Despite the defendants’ contentions, the jury awarded the plaintiffs $55 million in compensatory damages and $220 million in punitive damages. The state of Washington does not generally allow punitive damages in this type of case. However, the plaintiffs’ attorneys argued that the laws in Missouri, where the defendants are headquartered, applied to this case, including Missouri’s laws on damages.
The Impending Appeal
Predictably, Bayer announced its plans to challenge the jury’s verdict awarding plaintiffs $275 million. According to the defendants, the preponderance of the evidence does not support the conclusions that plaintiffs were exposed to unsafe levels of PCBs at the Sky Valley Education Center.
More specifically, a spokesperson for the defendants stated that the “undisputed evidence” showed the injuries claimed by the plaintiffs could not be definitively linked to PCB exposure.

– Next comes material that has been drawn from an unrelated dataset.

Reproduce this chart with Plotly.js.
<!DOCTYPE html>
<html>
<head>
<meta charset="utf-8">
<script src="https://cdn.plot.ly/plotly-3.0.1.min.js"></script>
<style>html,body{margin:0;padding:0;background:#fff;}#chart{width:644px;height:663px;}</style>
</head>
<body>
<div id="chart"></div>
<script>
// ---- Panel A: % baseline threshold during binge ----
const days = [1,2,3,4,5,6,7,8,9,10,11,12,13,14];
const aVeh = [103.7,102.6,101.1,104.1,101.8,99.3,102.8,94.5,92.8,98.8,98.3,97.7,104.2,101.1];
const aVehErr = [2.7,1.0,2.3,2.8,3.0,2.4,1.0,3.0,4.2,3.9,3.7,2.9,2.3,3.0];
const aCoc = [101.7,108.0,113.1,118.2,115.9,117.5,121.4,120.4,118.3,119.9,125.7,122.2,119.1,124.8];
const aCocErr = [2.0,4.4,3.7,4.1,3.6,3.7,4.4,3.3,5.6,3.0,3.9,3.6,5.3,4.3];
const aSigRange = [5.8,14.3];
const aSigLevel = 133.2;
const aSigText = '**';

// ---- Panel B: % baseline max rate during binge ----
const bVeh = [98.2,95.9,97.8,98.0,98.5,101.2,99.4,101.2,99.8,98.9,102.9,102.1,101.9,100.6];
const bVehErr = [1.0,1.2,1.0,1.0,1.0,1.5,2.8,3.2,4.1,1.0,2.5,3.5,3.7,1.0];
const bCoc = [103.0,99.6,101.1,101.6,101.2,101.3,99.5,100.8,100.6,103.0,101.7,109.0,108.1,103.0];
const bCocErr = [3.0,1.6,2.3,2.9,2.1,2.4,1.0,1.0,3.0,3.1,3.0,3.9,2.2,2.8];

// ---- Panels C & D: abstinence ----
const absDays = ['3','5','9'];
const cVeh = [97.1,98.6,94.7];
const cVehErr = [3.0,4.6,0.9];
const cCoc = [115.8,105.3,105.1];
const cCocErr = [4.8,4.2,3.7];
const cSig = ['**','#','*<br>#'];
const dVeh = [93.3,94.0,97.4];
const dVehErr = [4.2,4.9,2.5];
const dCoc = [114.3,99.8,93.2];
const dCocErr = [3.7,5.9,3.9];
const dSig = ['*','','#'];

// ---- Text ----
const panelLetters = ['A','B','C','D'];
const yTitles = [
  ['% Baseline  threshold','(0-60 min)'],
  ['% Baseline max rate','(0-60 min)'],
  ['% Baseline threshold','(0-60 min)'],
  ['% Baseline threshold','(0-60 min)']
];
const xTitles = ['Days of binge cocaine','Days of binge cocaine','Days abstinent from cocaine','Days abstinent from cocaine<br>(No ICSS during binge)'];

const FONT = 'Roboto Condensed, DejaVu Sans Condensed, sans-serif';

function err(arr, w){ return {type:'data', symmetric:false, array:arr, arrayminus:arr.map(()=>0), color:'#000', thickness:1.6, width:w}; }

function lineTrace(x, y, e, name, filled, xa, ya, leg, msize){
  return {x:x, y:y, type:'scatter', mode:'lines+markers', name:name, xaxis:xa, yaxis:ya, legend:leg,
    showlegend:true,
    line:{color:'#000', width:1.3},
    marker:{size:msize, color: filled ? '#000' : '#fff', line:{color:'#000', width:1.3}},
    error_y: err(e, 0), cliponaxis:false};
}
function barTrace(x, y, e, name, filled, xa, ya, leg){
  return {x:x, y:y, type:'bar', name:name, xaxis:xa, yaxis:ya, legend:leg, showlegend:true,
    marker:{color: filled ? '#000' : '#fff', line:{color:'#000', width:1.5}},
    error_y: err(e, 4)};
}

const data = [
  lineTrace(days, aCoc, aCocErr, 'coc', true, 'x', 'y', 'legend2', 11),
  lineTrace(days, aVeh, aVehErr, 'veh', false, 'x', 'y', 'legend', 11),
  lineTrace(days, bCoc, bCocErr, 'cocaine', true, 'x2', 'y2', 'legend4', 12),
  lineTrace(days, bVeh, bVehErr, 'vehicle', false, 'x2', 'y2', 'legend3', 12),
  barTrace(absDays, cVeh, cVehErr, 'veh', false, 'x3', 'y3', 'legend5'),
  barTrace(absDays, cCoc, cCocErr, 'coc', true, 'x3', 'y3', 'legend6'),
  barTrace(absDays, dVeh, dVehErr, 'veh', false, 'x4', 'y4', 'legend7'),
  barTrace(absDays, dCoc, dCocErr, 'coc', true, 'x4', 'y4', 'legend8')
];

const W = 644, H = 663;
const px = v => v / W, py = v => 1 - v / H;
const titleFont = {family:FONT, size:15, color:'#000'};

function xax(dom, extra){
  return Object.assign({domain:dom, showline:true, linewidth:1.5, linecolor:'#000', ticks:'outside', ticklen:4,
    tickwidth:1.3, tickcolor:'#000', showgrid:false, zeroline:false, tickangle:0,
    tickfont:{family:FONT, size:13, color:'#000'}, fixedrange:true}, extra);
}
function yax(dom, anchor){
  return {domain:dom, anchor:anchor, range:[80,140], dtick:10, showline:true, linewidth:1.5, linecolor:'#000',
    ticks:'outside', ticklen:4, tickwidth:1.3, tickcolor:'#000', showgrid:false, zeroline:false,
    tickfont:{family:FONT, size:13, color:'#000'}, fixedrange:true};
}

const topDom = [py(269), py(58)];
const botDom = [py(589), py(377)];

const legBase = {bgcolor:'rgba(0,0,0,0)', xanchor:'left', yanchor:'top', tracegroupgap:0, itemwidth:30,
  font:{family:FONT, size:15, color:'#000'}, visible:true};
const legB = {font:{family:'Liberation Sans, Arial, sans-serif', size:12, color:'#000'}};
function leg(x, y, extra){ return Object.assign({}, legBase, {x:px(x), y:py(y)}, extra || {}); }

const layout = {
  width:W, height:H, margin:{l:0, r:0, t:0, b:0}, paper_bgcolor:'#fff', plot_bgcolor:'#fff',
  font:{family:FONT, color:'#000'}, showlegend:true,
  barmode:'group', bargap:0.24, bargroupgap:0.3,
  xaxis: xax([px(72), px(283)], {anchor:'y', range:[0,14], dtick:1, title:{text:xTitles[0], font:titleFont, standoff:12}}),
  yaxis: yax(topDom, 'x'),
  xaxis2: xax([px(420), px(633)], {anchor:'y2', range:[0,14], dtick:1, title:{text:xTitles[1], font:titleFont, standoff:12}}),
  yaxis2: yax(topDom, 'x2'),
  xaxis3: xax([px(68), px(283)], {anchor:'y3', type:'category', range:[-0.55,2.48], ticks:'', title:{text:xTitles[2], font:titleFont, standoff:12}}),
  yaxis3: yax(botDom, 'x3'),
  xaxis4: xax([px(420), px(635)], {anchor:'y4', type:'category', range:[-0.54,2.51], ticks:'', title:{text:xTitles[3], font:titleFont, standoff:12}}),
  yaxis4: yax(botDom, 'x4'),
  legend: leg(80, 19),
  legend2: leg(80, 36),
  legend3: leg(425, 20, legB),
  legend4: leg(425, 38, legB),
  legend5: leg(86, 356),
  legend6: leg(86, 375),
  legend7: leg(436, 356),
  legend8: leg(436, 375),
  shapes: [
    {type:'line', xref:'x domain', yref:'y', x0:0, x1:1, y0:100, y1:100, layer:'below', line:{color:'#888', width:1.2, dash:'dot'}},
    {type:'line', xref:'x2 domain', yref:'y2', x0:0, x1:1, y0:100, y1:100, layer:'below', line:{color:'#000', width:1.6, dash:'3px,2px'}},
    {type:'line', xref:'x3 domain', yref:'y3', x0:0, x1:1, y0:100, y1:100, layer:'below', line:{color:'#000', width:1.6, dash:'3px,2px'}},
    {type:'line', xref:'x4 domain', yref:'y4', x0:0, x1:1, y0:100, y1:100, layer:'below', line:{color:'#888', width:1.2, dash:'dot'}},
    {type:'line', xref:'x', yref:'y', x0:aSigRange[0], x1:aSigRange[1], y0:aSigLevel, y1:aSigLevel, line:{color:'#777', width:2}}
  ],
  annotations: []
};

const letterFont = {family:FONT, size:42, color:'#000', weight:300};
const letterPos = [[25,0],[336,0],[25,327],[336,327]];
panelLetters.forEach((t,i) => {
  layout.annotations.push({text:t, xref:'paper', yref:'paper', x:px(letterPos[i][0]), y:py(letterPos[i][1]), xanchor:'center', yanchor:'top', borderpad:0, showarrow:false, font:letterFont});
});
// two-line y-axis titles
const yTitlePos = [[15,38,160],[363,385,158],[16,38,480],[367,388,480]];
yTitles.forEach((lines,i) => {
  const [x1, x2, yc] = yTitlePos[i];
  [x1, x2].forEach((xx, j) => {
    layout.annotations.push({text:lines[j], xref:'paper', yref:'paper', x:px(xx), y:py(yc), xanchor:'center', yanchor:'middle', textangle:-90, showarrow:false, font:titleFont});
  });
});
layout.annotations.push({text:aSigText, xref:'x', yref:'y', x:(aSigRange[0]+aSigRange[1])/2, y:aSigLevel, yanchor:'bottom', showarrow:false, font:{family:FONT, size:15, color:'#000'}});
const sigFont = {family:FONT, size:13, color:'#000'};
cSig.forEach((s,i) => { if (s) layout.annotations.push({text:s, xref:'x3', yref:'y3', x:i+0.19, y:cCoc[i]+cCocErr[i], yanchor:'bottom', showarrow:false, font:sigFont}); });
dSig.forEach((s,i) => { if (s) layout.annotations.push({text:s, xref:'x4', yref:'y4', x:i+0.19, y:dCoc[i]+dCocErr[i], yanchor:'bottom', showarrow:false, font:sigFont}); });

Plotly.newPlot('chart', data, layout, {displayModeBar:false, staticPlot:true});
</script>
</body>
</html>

The spokesperson went on to add that “the air and other tests in evidence reflected either no or extremely low levels of PCBs in this school, and there was no physical evidence introduced at trial showing exposure to PCBs, such as blood testing results. Indeed, the evidence introduced at trial demonstrated the plaintiffs have not experienced neuro-cognitive injuries and are leading productive, normal lives, while other acute symptoms were raised in the trial, many if not all these symptoms were consistent with those caused by the poor indoor air quality and building condition of the Sky Valley school buildings.” The defendants also pointed to the failures on the part of Monroe School District.
What’s Next in the PCB Exposure Litigation?
More than 200 parents and teachers have sued Bayer. They claim that they suffered a variety of neurological injuries from exposure to PCBs at Sky Valley Education Center. At least 17 other lawsuits against Bayer involving alleged PCB-related injuries at the Sky Valley facility are still pending. Despite the jury verdicts, pending litigation, and involvement of the EPA, the Sky Valley Education Center remains open.